Records with drawing code:
__________________________________________________

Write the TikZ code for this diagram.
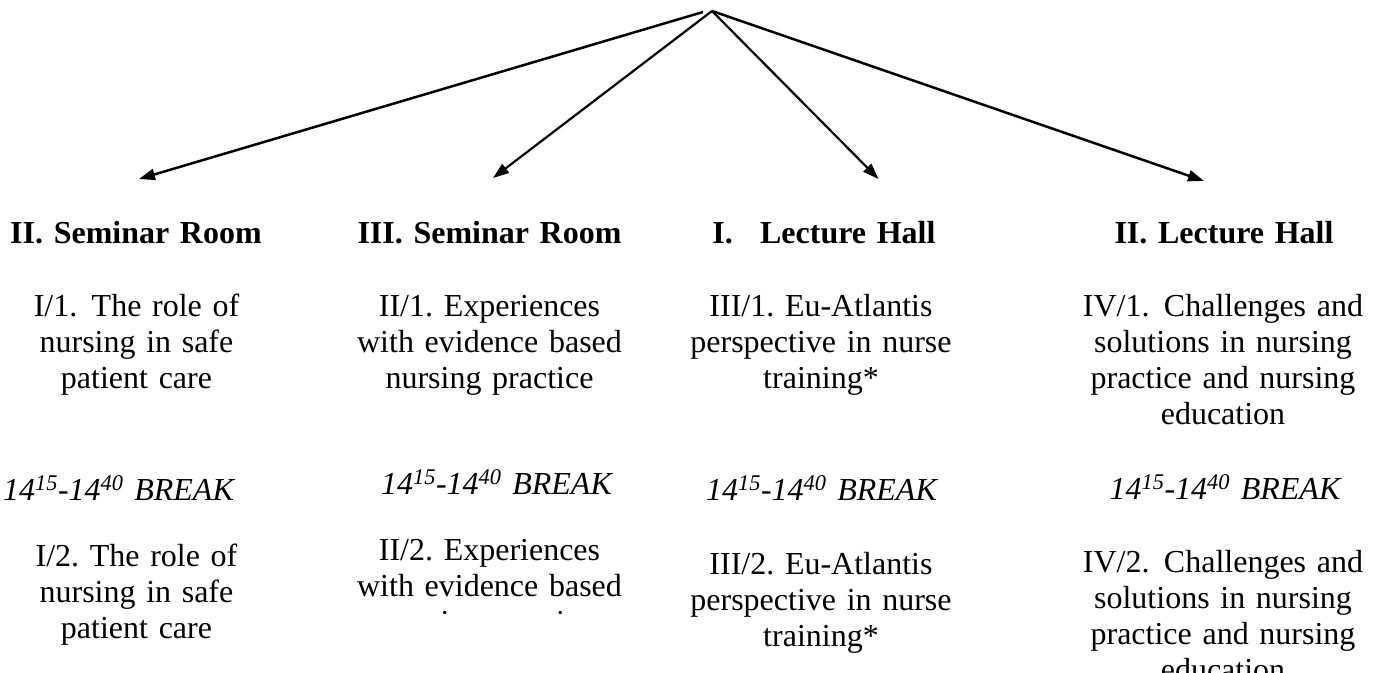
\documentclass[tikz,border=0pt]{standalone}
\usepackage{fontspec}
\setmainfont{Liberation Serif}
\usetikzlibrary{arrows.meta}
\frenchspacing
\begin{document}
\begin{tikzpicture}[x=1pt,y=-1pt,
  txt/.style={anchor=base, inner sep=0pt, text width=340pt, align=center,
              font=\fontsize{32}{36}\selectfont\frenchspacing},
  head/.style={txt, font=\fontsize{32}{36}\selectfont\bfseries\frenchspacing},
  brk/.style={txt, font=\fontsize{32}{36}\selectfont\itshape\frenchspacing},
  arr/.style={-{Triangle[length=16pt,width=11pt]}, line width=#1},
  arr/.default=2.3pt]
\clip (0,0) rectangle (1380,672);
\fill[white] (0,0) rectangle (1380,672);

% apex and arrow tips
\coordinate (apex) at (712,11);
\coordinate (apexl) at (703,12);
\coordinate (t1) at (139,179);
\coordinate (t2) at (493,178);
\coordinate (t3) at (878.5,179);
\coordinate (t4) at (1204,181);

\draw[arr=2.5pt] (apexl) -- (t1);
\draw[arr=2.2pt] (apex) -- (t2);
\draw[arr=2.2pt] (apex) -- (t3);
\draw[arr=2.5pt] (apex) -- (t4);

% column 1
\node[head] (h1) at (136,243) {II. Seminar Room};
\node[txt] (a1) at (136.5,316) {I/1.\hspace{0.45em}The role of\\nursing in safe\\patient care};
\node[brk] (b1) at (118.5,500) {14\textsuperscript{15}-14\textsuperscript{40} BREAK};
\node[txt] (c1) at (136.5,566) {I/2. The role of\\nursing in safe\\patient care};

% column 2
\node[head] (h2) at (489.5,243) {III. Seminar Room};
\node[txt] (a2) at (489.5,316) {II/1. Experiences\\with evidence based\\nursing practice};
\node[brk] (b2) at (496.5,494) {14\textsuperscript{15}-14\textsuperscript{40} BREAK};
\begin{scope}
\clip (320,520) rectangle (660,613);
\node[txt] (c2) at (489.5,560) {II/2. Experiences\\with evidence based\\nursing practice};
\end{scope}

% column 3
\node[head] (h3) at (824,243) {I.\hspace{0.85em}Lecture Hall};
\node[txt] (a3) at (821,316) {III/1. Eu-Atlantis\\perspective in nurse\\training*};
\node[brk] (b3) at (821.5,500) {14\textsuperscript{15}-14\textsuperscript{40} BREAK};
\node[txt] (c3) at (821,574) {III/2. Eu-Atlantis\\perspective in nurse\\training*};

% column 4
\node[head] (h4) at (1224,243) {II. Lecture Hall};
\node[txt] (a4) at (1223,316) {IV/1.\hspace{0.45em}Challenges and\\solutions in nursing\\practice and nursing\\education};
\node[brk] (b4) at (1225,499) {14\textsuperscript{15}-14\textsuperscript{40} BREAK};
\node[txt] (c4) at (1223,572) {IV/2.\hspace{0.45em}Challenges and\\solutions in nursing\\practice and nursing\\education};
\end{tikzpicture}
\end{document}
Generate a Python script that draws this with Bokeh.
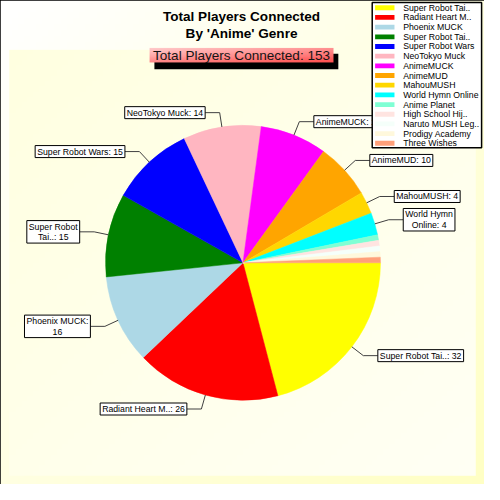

__________________________________________________

_Description of the task_
Show the lines of the data that hold the word "this".

_Final result_
Write the TikZ code for this diagram.
Generate a Python script that draws this with Bokeh.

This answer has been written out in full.